REQUIREMENT
Determine how many lines of the data below contain "this", then give only that number.

MATERIAL FOR THE TASK
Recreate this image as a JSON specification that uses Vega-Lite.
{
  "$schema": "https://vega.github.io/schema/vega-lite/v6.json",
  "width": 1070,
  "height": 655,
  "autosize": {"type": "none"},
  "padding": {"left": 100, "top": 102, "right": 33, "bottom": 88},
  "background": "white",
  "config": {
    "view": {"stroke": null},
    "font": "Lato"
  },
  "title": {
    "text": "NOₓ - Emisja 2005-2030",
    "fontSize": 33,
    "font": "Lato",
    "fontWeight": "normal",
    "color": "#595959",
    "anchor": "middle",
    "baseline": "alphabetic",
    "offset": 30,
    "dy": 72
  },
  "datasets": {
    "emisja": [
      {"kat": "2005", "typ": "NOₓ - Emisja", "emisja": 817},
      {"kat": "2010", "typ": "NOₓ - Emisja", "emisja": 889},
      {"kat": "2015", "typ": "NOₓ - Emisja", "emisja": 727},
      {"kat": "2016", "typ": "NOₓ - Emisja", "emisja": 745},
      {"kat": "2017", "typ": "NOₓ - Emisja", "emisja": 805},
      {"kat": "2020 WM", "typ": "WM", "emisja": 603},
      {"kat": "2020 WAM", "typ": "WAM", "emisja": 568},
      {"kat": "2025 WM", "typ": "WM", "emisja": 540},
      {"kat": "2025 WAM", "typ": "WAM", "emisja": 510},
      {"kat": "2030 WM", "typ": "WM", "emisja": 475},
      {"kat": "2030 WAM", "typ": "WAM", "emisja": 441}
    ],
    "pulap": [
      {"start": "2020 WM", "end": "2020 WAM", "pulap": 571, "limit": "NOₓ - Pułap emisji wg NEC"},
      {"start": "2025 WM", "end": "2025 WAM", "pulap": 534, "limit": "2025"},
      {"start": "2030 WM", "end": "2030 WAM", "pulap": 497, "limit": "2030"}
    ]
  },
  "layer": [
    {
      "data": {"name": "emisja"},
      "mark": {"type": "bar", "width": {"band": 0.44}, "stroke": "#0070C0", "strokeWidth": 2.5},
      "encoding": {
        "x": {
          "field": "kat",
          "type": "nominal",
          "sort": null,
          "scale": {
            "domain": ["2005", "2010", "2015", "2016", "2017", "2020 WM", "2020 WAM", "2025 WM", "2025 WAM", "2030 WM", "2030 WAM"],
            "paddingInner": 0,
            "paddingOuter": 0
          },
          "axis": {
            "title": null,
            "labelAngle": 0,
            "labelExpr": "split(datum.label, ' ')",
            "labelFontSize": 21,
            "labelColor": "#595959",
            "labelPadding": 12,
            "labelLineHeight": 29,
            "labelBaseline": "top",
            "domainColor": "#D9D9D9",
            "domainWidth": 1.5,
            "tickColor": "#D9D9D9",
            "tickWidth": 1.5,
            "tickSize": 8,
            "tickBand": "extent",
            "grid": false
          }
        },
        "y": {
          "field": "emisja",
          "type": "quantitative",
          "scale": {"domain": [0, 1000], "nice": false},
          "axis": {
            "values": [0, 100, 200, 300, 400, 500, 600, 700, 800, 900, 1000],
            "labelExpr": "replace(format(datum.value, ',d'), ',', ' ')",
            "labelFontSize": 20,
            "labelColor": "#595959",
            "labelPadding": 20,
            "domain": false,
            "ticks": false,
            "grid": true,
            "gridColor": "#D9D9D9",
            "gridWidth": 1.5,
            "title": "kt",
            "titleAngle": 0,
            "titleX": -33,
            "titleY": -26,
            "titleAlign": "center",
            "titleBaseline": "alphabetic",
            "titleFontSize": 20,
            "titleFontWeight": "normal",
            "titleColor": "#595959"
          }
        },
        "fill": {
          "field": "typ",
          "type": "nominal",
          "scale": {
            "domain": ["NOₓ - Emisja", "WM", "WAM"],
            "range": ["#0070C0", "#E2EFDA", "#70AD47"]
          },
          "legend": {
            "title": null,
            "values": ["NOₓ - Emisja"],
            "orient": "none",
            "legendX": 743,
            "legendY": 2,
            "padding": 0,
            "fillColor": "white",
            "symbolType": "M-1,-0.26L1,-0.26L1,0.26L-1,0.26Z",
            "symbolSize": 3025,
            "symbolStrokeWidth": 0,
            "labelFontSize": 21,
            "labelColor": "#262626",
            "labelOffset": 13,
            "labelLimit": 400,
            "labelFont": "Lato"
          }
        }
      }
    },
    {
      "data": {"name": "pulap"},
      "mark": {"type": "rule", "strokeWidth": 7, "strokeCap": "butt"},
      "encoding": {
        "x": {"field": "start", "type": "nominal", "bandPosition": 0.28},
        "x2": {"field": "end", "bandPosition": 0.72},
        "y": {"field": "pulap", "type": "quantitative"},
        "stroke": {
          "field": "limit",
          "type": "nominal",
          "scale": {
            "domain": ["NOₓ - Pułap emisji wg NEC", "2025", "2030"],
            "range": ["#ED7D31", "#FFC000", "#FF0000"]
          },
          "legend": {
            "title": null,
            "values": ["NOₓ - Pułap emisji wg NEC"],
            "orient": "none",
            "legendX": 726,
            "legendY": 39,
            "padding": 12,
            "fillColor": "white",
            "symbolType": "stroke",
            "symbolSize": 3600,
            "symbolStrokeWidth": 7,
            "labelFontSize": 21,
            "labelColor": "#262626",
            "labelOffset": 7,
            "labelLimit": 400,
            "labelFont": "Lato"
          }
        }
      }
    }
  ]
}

==

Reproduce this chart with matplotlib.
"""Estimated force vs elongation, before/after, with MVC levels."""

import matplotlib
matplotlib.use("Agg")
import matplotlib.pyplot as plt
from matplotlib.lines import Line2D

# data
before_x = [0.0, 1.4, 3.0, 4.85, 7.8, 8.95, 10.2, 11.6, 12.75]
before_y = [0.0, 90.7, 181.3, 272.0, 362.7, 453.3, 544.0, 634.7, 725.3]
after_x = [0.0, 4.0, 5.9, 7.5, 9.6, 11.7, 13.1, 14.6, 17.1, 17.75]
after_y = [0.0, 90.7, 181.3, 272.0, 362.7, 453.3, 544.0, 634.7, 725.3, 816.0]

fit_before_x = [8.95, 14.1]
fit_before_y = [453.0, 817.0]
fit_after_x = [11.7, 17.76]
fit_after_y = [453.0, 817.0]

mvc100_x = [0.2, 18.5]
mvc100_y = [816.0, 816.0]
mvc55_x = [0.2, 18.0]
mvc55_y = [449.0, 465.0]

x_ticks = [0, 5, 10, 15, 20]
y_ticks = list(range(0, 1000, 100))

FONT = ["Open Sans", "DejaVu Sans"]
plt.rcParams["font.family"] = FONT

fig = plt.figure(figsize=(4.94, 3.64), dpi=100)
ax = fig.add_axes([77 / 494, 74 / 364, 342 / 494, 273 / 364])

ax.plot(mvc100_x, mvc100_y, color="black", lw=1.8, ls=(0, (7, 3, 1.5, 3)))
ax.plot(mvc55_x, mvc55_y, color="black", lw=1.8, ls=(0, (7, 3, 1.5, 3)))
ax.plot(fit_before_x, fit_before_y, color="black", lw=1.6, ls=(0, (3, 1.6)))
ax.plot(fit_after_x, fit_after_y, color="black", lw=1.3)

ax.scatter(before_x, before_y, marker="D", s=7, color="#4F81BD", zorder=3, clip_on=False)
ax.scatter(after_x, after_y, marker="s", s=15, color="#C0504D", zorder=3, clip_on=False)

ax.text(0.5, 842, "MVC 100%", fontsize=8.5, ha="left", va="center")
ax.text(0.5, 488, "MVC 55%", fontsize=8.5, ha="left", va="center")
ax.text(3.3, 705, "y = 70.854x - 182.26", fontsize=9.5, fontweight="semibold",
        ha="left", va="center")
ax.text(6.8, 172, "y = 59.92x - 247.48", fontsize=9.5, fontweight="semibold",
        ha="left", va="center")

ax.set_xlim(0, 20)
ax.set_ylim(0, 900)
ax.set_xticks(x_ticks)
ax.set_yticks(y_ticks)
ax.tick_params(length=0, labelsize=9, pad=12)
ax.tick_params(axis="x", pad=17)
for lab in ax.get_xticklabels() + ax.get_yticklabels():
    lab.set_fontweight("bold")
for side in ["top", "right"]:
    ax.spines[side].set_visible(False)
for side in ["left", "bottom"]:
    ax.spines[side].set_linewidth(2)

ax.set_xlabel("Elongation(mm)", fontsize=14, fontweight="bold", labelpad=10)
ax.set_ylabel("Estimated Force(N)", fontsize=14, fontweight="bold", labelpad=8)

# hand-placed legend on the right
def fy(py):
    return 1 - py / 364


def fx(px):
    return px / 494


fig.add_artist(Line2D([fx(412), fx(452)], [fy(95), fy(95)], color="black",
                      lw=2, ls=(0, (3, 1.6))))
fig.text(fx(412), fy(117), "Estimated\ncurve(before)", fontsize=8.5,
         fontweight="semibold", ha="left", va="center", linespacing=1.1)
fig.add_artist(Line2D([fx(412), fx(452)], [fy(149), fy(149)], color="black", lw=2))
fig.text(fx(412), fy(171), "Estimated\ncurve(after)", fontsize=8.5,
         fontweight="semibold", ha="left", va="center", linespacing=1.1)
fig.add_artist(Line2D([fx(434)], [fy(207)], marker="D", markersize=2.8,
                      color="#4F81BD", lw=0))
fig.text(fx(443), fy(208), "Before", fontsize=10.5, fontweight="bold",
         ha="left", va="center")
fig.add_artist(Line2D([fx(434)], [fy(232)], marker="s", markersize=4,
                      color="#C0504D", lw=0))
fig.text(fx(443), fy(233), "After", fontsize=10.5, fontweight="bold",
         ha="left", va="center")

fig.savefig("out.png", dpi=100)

...

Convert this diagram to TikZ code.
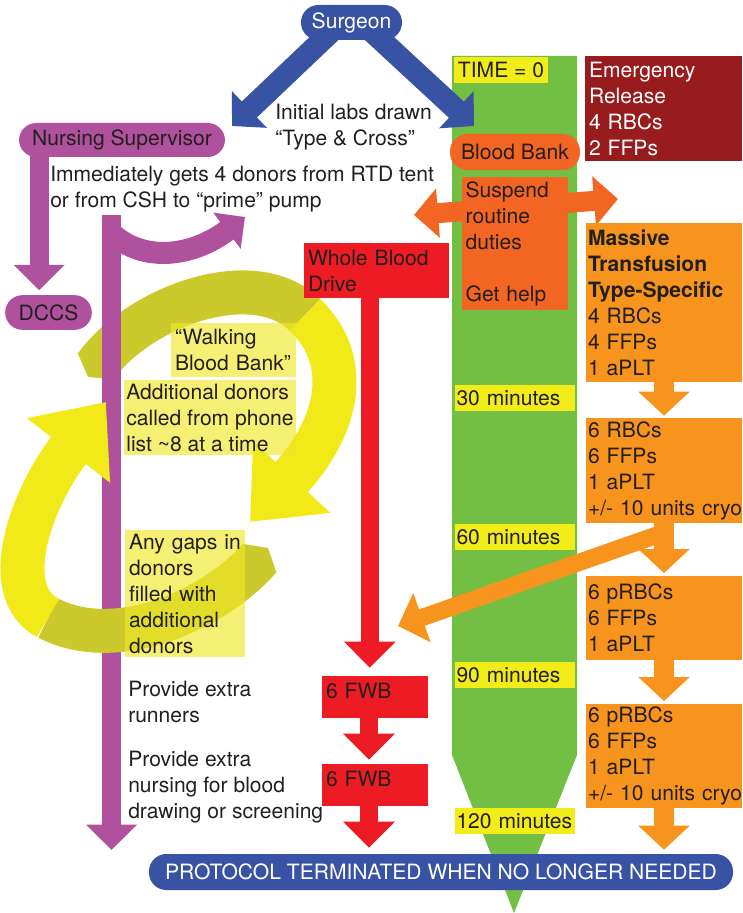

ANSWER TO THE PROBLEM
3